Brilio.net - Dinobatkan sebagai mahasiswa berprestasi sebuah universitas besar pasti jadi kebanggan tersendiri. Hal ini juga yang dirasakan oleh Ikrom Mustofa, mahasiswa semester 8 jurusan Geofisika dan Meteorologi Institut Pertanian Bogor.

Pernah gagal tingkat jurusan tahun lalu tak membuatnya menyerah. Keikutsertaannya untuk kedua kali membawanya menjadi Mahasiswa Berprestasi (Mapres) IPB mengalahkan saingan-saingannya yang juga punya prestasi segudang.

Ikrom bercerita bahwa untuk mencapai posisi saat ini, ia harus melalui berbagai seleksi yang sangat ketat. Selain dikarantina, ia dan finalis lain yang mewakili fakultas masing-masing juga harus melalui tes bahasa Inggris, tes kepribadian, presentasi karya tulis, dan wawancara.

Ketika pengumuman pemenang, Ikrom benar-benar tak menyangka dapat masuk dua besar dari sembilan orang perwakilan Mapres di tingkat IPB. Sebab, dia merasa tidak begitu menonjol dibandingkan rekan Mapres lainnya.

"Ketika dites ulang pada minggu selanjutnya untuk menentukan Mapres utama dari IPB, saya lebih tidak menyangka ketika IPB menobatkan saya sebagai Mapres 1 IPB. Saya hanya bisa bersyukur, mengucapkan alhamdulillah," terang Ikrom kepada brilio.net, Rabu (20/5).

Menjadi Mapres IPB merupakan tantangan tersendiri bagi Ikrom. Bagaimana tidak, di saat bersamaan teman-temannya sudah banyak yang mengerjakan tugas akhir sebagai syarat lulus, sementara dirinya malah disibukkan dengan aktivitas Mapres. Hal itu pun sudah dipikirkannya sebelumnya.

Salah satu yang membuat ia memilih jalan itu adalah mimpinya yang ingin membawa sesuatu ketika lulus. Ia teringat pesan orang tuanya untuk bisa bermanfaat bagi orang lain. Ia berharap Mapres ini menjadi salah satu jalannya.

"Alhamdulillah Allah menjawab mimpi tersebut melalui jalan Mapres ini. Ketika kita berani memilih, maka kita harus berani mengambil resiko. Saya berani untuk lulus lebih lama agar bisa fokus mengikuti tahapan seleksi Mapres tingkat nasional ini," ucap mahasiswa asal Riau keturunan Jogja ini.

Ikrom dilahirkan dari keluarga sederhana, ayahnya seorang petani kelapa sawit, sedangkan ibunya hanya seorang ibu rumah tangga. Kedua kakaknya berprofesi sebagai guru dan bidan. Kedua orangtuanya asli Jogja yang merantau ke Riau sejak Ikrom belum lahir.

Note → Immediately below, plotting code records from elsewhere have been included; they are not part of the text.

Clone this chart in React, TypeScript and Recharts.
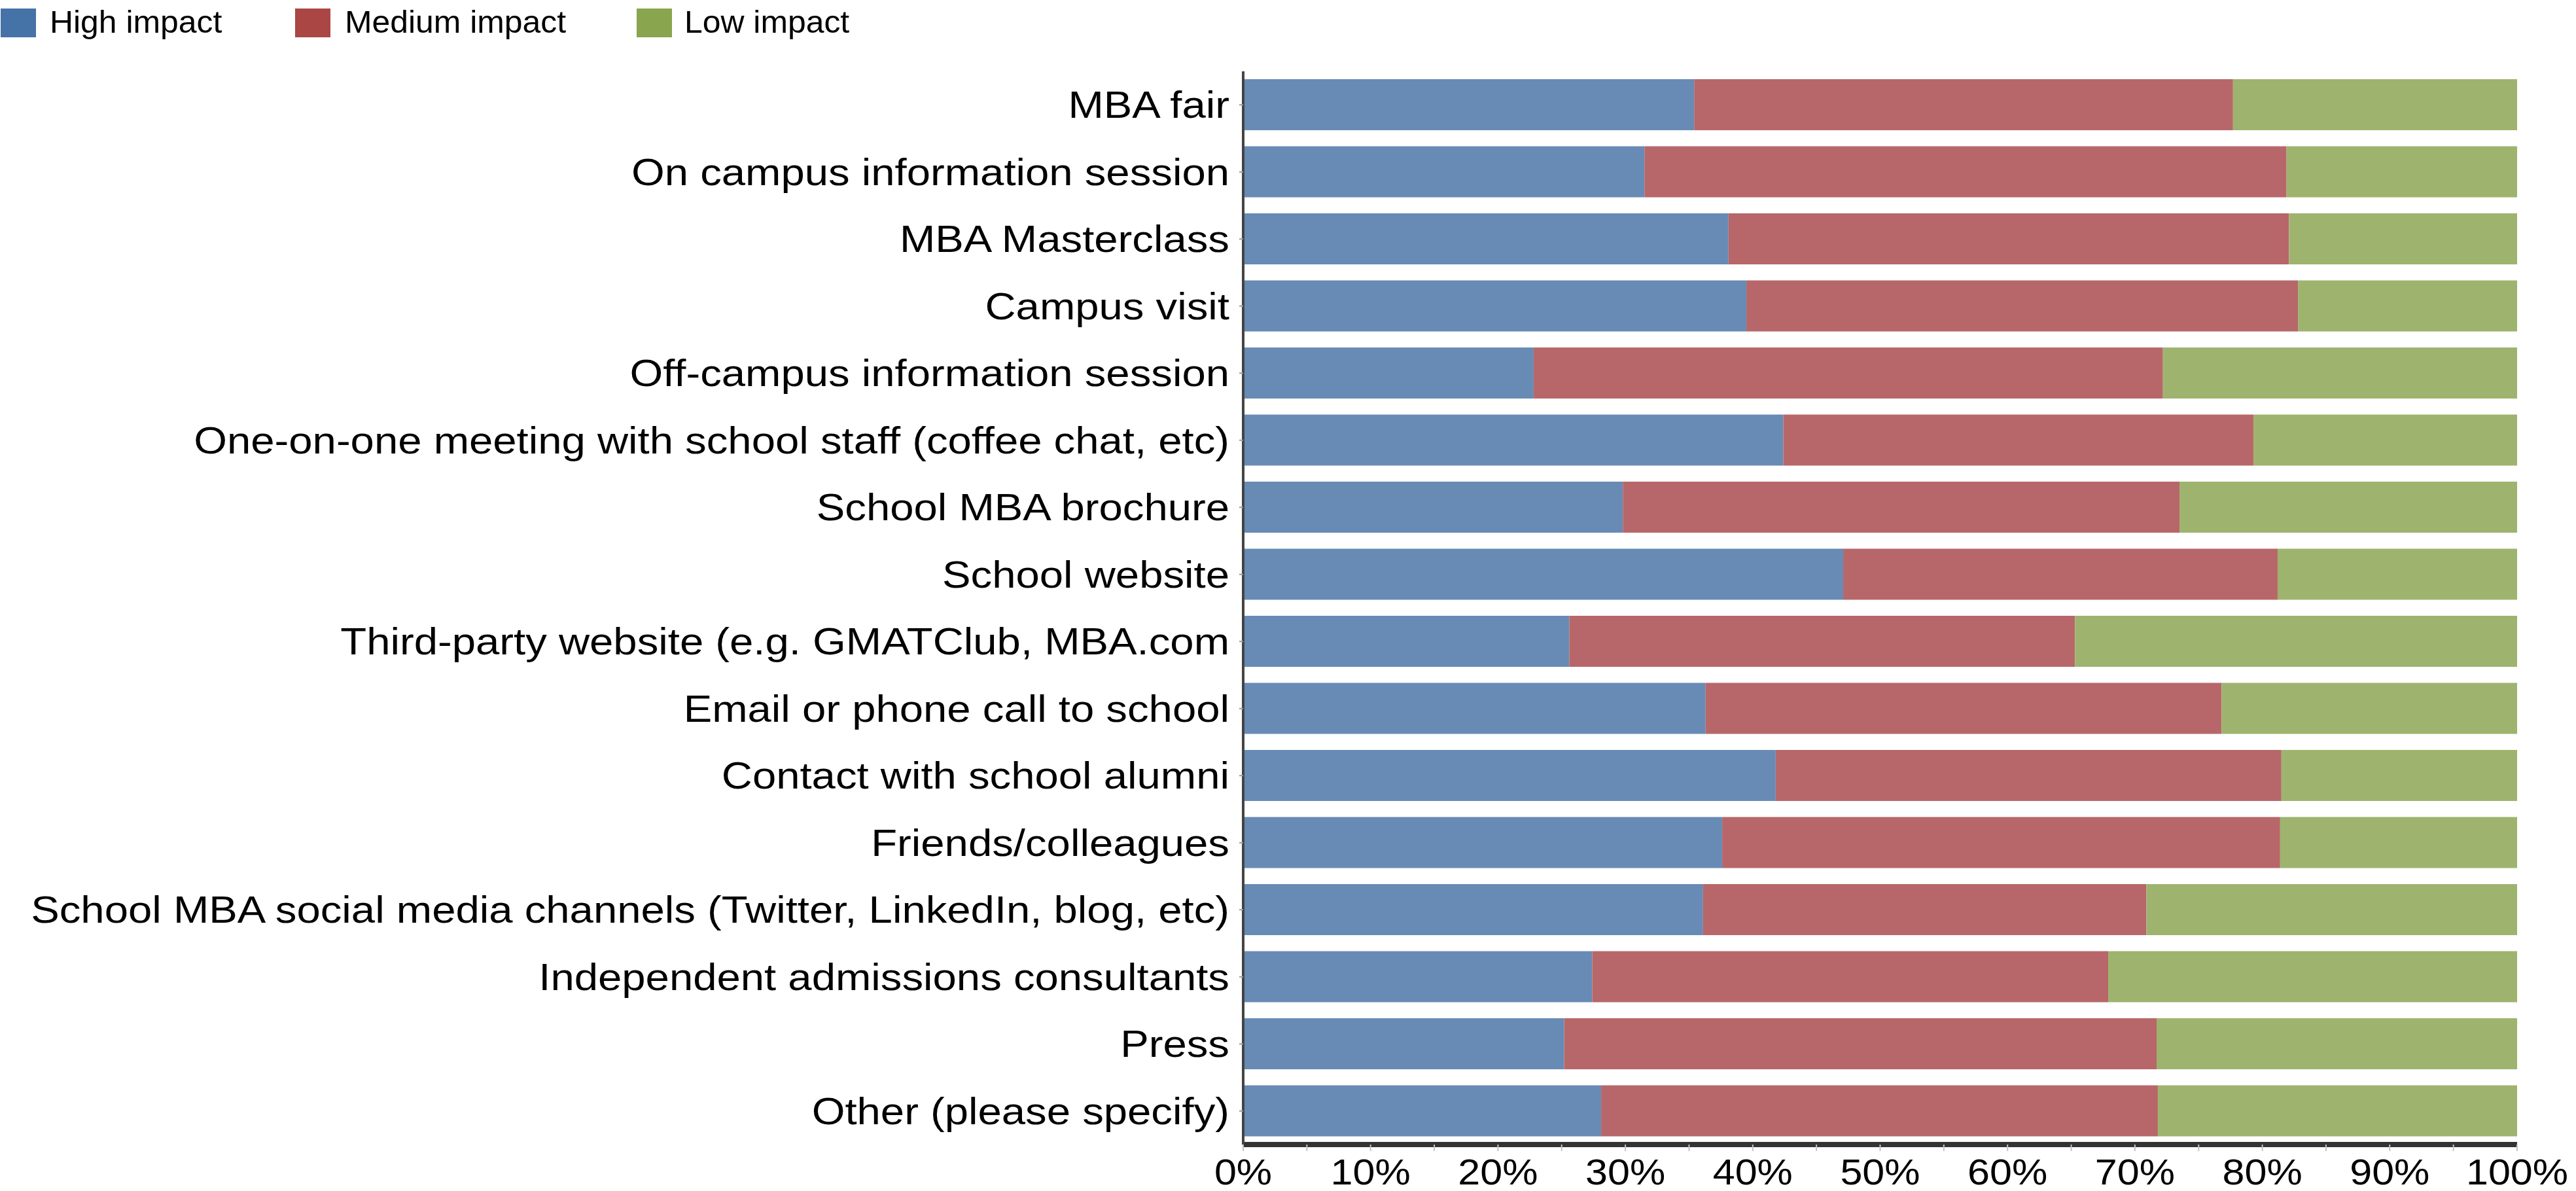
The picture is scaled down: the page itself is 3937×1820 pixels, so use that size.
import React from "react";
import { BarChart, Bar, XAxis, YAxis, Legend } from "recharts";

const categories = [
  "MBA fair",
  "On campus information session",
  "MBA Masterclass",
  "Campus visit",
  "Off-campus information session",
  "One-on-one meeting with school staff (coffee chat, etc)",
  "School MBA brochure",
  "School website",
  "Third-party website (e.g. GMATClub, MBA.com",
  "Email or phone call to school",
  "Contact with school alumni",
  "Friends/colleagues",
  "School MBA social media channels (Twitter, LinkedIn, blog, etc)",
  "Independent admissions consultants",
  "Press",
  "Other (please specify)",
];

const highImpact = [35.4, 31.5, 38.1, 39.5, 22.8, 42.4, 29.8, 47.1, 25.6, 36.3, 41.8, 37.6, 36.1, 27.4, 25.2, 28.1];
const mediumImpact = [42.3, 50.4, 44.0, 43.3, 49.4, 36.9, 43.7, 34.1, 39.7, 40.5, 39.7, 43.8, 34.8, 40.5, 46.5, 43.7];
const lowImpact = [22.3, 18.1, 17.9, 17.2, 27.8, 20.7, 26.5, 18.8, 34.7, 23.2, 18.5, 18.6, 29.1, 32.1, 28.3, 28.2];

const xTicks = [0, 5, 10, 15, 20, 25, 30, 35, 40, 45, 50, 55, 60, 65, 70, 75, 80, 85, 90, 95, 100];

const seriesNames = ["High impact", "Medium impact", "Low impact"];
const barColors = ["#688BB5", "#B76769", "#9EB46E"];
const legendColors = ["#4572A7", "#AA4643", "#89A54E"];

const data = categories.map((name, i) => ({
  name,
  high: highImpact[i],
  medium: mediumImpact[i],
  low: lowImpact[i],
}));

const FONT = "'Liberation Sans', Arial, Helvetica, sans-serif";

const YTick = (props: any) => {
  const { x, y, payload } = props;
  return (
    <g transform={`translate(${x},${y})`}>
      <text
        x={0}
        y={0}
        dy="0.355em"
        textAnchor="end"
        fontSize={57}
        fontFamily={FONT}
        fill="#000"
        transform="scale(1.145,1)"
      >
        {payload.value}
      </text>
    </g>
  );
};

const XTick = (props: any) => {
  const { x, y, payload } = props;
  if (payload.value % 10 !== 0) return <g />;
  return (
    <g transform={`translate(${x},${y})`}>
      <text
        x={0}
        y={0}
        dy="0.71em"
        textAnchor="middle"
        fontSize={56}
        fontFamily={FONT}
        fill="#000"
        transform="scale(1.09,1)"
      >
        {`${payload.value}%`}
      </text>
    </g>
  );
};

const legendSquareX = [1, 451, 973];
const legendTextX = [76, 527, 1046];

const LegendContent = () => (
  <svg width={1400} height={60} style={{ display: "block" }}>
    {seriesNames.map((n, i) => (
      <g key={n}>
        <rect x={legendSquareX[i]} y={13} width={54} height={44} fill={legendColors[i]} />
        <g transform={`translate(${legendTextX[i]},50)`}>
          <text x={0} y={0} fontSize={47.5} fontFamily={FONT} fill="#000" transform="scale(1.05,1)">
            {n}
          </text>
        </g>
      </g>
    ))}
  </svg>
);

export default function App() {
  return (
    <div style={{ position: "absolute", left: 0, top: 0, background: "#fff" }}>
      <BarChart
        layout="vertical"
        width={3937}
        height={1820}
        data={data}
        margin={{ top: 49, right: 90, bottom: 0, left: 0 }}
      >
        <Legend
          verticalAlign="top"
          align="left"
          content={<LegendContent />}
          wrapperStyle={{ top: 0, left: 0, width: 1400, height: 60 }}
        />
        <XAxis
          type="number"
          domain={[0, 100]}
          allowDataOverflow
          ticks={xTicks}
          interval={0}
          height={71}
          axisLine={{ stroke: "#333", strokeWidth: 8 }}
          tickLine={{ stroke: "#c4c4c4", strokeWidth: 2 }}
          tickSize={10}
          tickMargin={11}
          tick={<XTick />}
        />
        <YAxis
          type="category"
          dataKey="name"
          width={1900}
          interval={0}
          axisLine={{ stroke: "#444", strokeWidth: 4 }}
          tickLine={{ stroke: "#999", strokeWidth: 2 }}
          tickSize={6}
          tickMargin={15}
          tick={<YTick />}
        />
        <Bar dataKey="high" name={seriesNames[0]} stackId="a" fill={barColors[0]} barSize={78} isAnimationActive={false} />
        <Bar dataKey="medium" name={seriesNames[1]} stackId="a" fill={barColors[1]} barSize={78} isAnimationActive={false} />
        <Bar dataKey="low" name={seriesNames[2]} stackId="a" fill={barColors[2]} barSize={78} isAnimationActive={false} />
      </BarChart>
    </div>
  );
}
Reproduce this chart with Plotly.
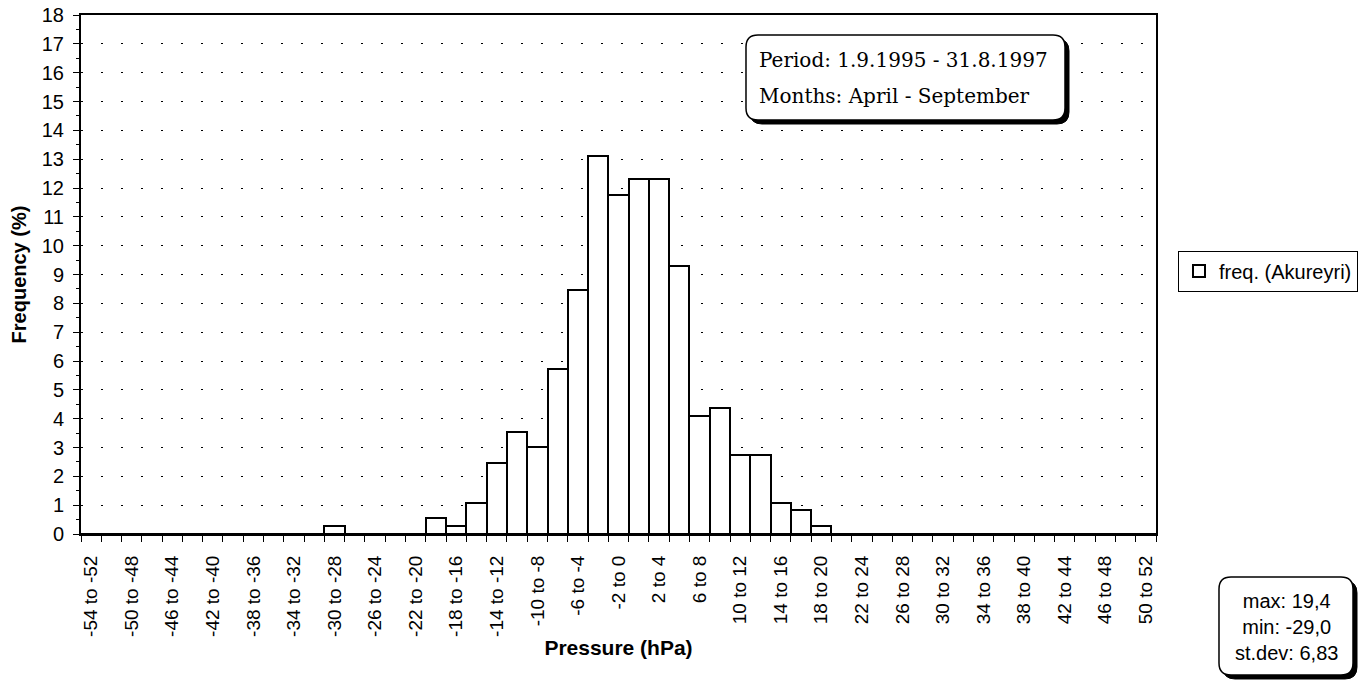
import plotly.graph_objects as go

# Pressure bins (hPa), lower edges, 2 hPa wide
bin_lower = list(range(-54, 52, 2))
bin_labels = [f"{lo} to {lo + 2}" for lo in bin_lower]

# Frequency (%) per bin, Akureyri, April - September
freq = [
    0, 0, 0, 0, 0, 0, 0, 0, 0, 0, 0, 0,
    0.27,
    0, 0, 0, 0,
    0.55, 0.27, 1.09, 2.46, 3.55, 3.01, 5.74, 8.47, 13.11, 11.75,
    12.30, 12.30, 9.29, 4.10, 4.37, 2.73, 2.73, 1.09, 0.82, 0.27,
    0, 0, 0, 0, 0, 0, 0, 0, 0, 0, 0, 0, 0, 0, 0, 0,
]

# every other bin gets a tick label
tick_text = [lab if i % 2 == 0 else "" for i, lab in enumerate(bin_labels)]

period_lines = ["Period: 1.9.1995 - 31.8.1997", "Months: April - September"]
stats_text = "max: 19,4<br>min: -29,0<br>st.dev: 6,83"

# page body has an 8px margin, so the figure is drawn 8px smaller
PAGE_OFF = 8
FIG_W, FIG_H = 1370 - PAGE_OFF, 683 - PAGE_OFF

# plot area in window pixels (used for placing the decorative boxes)
L, R, T, B = 81, 1156, 15, 534
W, H = R - L, B - T


def px(x):
    return (x - L) / W


def py(y):
    return (B - y) / H


def rounded_box(x0, y0, x1, y1, r):
    """SVG path of a rounded rectangle given in pixels, returned in paper coords"""
    def p(x, y):
        return f"{px(x):.5f},{py(y):.5f}"
    return (
        f"M {p(x0 + r, y0)} L {p(x1 - r, y0)} Q {p(x1, y0)} {p(x1, y0 + r)} "
        f"L {p(x1, y1 - r)} Q {p(x1, y1)} {p(x1 - r, y1)} "
        f"L {p(x0 + r, y1)} Q {p(x0, y1)} {p(x0, y1 - r)} "
        f"L {p(x0, y0 + r)} Q {p(x0, y0)} {p(x0 + r, y0)} Z"
    )


fig = go.Figure()

fig.add_trace(
    go.Bar(
        x=bin_labels,
        y=freq,
        name="freq. (Akureyri)",
        marker=dict(color="white", line=dict(color="black", width=2)),
        showlegend=True,
    )
)

font_main = "Liberation Sans, Arial, sans-serif"

fig.update_layout(
    width=FIG_W,
    height=FIG_H,
    margin=dict(l=L - PAGE_OFF, r=FIG_W - (R - PAGE_OFF), t=T - PAGE_OFF,
                b=FIG_H - (B - PAGE_OFF), autoexpand=False),
    plot_bgcolor="white",
    paper_bgcolor="white",
    bargap=0,
    font=dict(family=font_main, color="black", size=20),
    xaxis=dict(
        type="category",
        tickmode="array",
        tickvals=bin_labels,
        ticktext=tick_text,
        tickson="boundaries",
        ticks="outside",
        ticklen=6,
        tickwidth=1,
        tickcolor="black",
        tickangle=-90,
        tickfont=dict(size=19),
        ticklabelstandoff=12,
        showgrid=False,
        showline=True,
        linecolor="black",
        linewidth=2,
        mirror=True,
        automargin=False,
        title=dict(text="<b>Pressure (hPa)</b>", font=dict(size=21), standoff=4),
    ),
    yaxis=dict(
        range=[0, 18],
        tickmode="linear",
        tick0=0,
        dtick=1,
        ticks="outside",
        ticklen=6,
        tickwidth=1,
        tickcolor="black",
        tickfont=dict(size=20),
        ticklabelstandoff=5,
        ticklabeloverflow="allow",
        minor=dict(dtick=0.5, ticks="outside", ticklen=3, tickcolor="black", showgrid=False),
        showgrid=True,
        gridcolor="black",
        gridwidth=1,
        griddash="2px,18px",
        zeroline=False,
        showline=True,
        linecolor="black",
        linewidth=2,
        mirror=True,
        automargin=False,
        title=dict(text="<b>Frequency (%)</b>", font=dict(size=20), standoff=12),
    ),
    legend=dict(
        x=px(1178),
        y=py(271),
        xanchor="left",
        yanchor="middle",
        bgcolor="white",
        bordercolor="black",
        borderwidth=1,
        font=dict(size=20),
        itemwidth=30,
    ),
)

# rounded boxes with a drop shadow
shapes = []
for (x0, y0, x1, y1) in [(746, 35, 1065, 120), (1219, 577, 1353, 675)]:
    shapes.append(dict(
        type="path", xref="paper", yref="paper", layer="above",
        path=rounded_box(x0 + 4, y0 + 4, x1 + 4, y1 + 4, 12),
        fillcolor="black", line=dict(color="black", width=1),
    ))
    shapes.append(dict(
        type="path", xref="paper", yref="paper", layer="above",
        path=rounded_box(x0, y0, x1, y1, 12),
        fillcolor="white", line=dict(color="black", width=1.5),
    ))
fig.update_layout(shapes=shapes)

for line, ypix in zip(period_lines, [60, 96]):
    fig.add_annotation(
        x=px(757), y=py(ypix), xref="paper", yref="paper",
        xanchor="left", yanchor="middle",
        text=line, showarrow=False,
        font=dict(family="DejaVu Serif, serif", size=20, color="black"),
    )

fig.add_annotation(
    x=px(1286), y=py(627), xref="paper", yref="paper",
    xanchor="center", yanchor="middle", align="center",
    text=stats_text, showarrow=False,
    font=dict(family=font_main, size=20, color="black"),
)

fig.write_html("out.html")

Berbagai kegiatan sosial dan prestasi tingkat nasional maupun internasional memang layak mengantarkannya menjadi wakil IPB dalam ajang Mapres Nasional. Selain pernah ikut pertukaran mahasiswa ke Jepang, ia juga pernah menjadi delegasi Indonesia dalam Asia Pacific Climate Change Adaptation Forum 2014 yang diselenggarakan Perserikatan Bangsa-Bangsa(PBB) dan Pemerintah Malaysia di Kuala Lumpur.

Di forum tersebut, ia dikumpulkan dengan mahasiswa pilihan, dosen bergelar doktor bahkan profesor di tingkat Asia Pasifik untuk membahas isu-isu terkini terkait perubahan iklim. Selain forum itu, ia juga sering sering membawakan paper ke tingkat nasional maupun internasional tentang konsep klimatologi maupun perubahan iklim dan dampaknya terhadap lingkungan.

Meski kelihatannya prestasi Ikrom selalu moncer, Ikrom bercerita bahwa dulunya ia juga pernah gagal berkali-kali dalam mengikuti lomba karya ilmiah tingkat nasional, bahkan ia pernah dicerca habis-habisan tentang papernya yang katanya tak ada isinya sama sekali. "Saya pernah dipastikan nggak akan bisa berkembang oleh beberapa orang yang saya kenal dengan kemampuan saya yang hanya seperti ini. Namun itu candu untuk bisa bangkit. Candu untuk membuktikan bahwa usaha dan doa tak pernah sia-sia," kenang Ikrom.